Dengan begitu, anak, remaja, pemuda hingga kalangan dewasa ikut larut dalam setiap perlombaan dengan berbagai macam bentuknya. Intinya, perlombaan dalam rangka peringatan kemerdekaan ini menjadi ajang bertemunya anak bangsa, minimal dalam wilayah paling kecil tingkat RT menjadi sarana hiburan hingga momentum silaturrahim antar warga.
Namun, menjadi kurang manfaat, untuk tidak mengatakan rugi, tradisi peringatan seperti ini bila kemudian hanya menjadi sekedar formalitas belaka. Pasalnya, formalitas sering kali mengantarkan seseorang terjebak pada rutinitas, yang ujung-ujungnya miskin nilai sehingga kurang memberikan injeksi positif bagi mentalitas kita sebagai bangsa yang merdeka ke-78; sejak diproklamasikan pada tanggal 17 Agustus 1945.
Hakikat Merdeka
Nama Sutan Syahrir menjadi salah penting untuk direnungkan gagasannya kaitan dengan hakikat kemerdekaan. Syahrir, selanjutnya disebut adalah salah satu tokoh intelektual progresif-revolusioner yang dipandang cukup berjasa __bersama tokoh-tokoh yang lain_ dalam semangat mengantarkan Indonesia merdeka, sekaligus pembentukan karakternya sebagai bagian dari proses nation building. Pastinya, dengan segala pro dan kontra kaitan paham dan geralan revolusionernya.

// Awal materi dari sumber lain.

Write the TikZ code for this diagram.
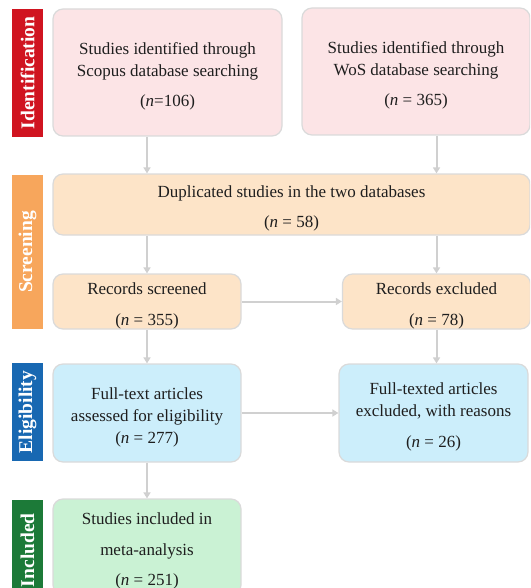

Syahrir dalam salah satu kesempatan menulis Risalah berjudul "Perjoeangan Kita" yang didalamnya menawarkan gagasan progresif dan kritis untuk ikhtiyar dalam menyamakan persepsi antar anak bangsa, bahwa perjuangan nasib rakyat bukanlah problem pribadi, melainkan problem semua anak bangsa. Risalah ini sebagaimana disebutkan selesai dan dipublikasi pada tanggal 10 November 1945, hari yang dikenal dengan hari Pahlawan.
Kaitan dengan kemerdekaan, Syahrir mengatakan dalam risalah ini sebagai berikut:
"Bagi kita kemenangan yang berarti ialah kemenangan yang berisi, bukan kemenangan nama dan kehormatan saja." "Jika kita hargakan Indonesia merdeka kita dengan harga demokrasi yang tulen, maka di dalam perjuangan politik kita terhadap dunia isinya itu yang dipertarungkan."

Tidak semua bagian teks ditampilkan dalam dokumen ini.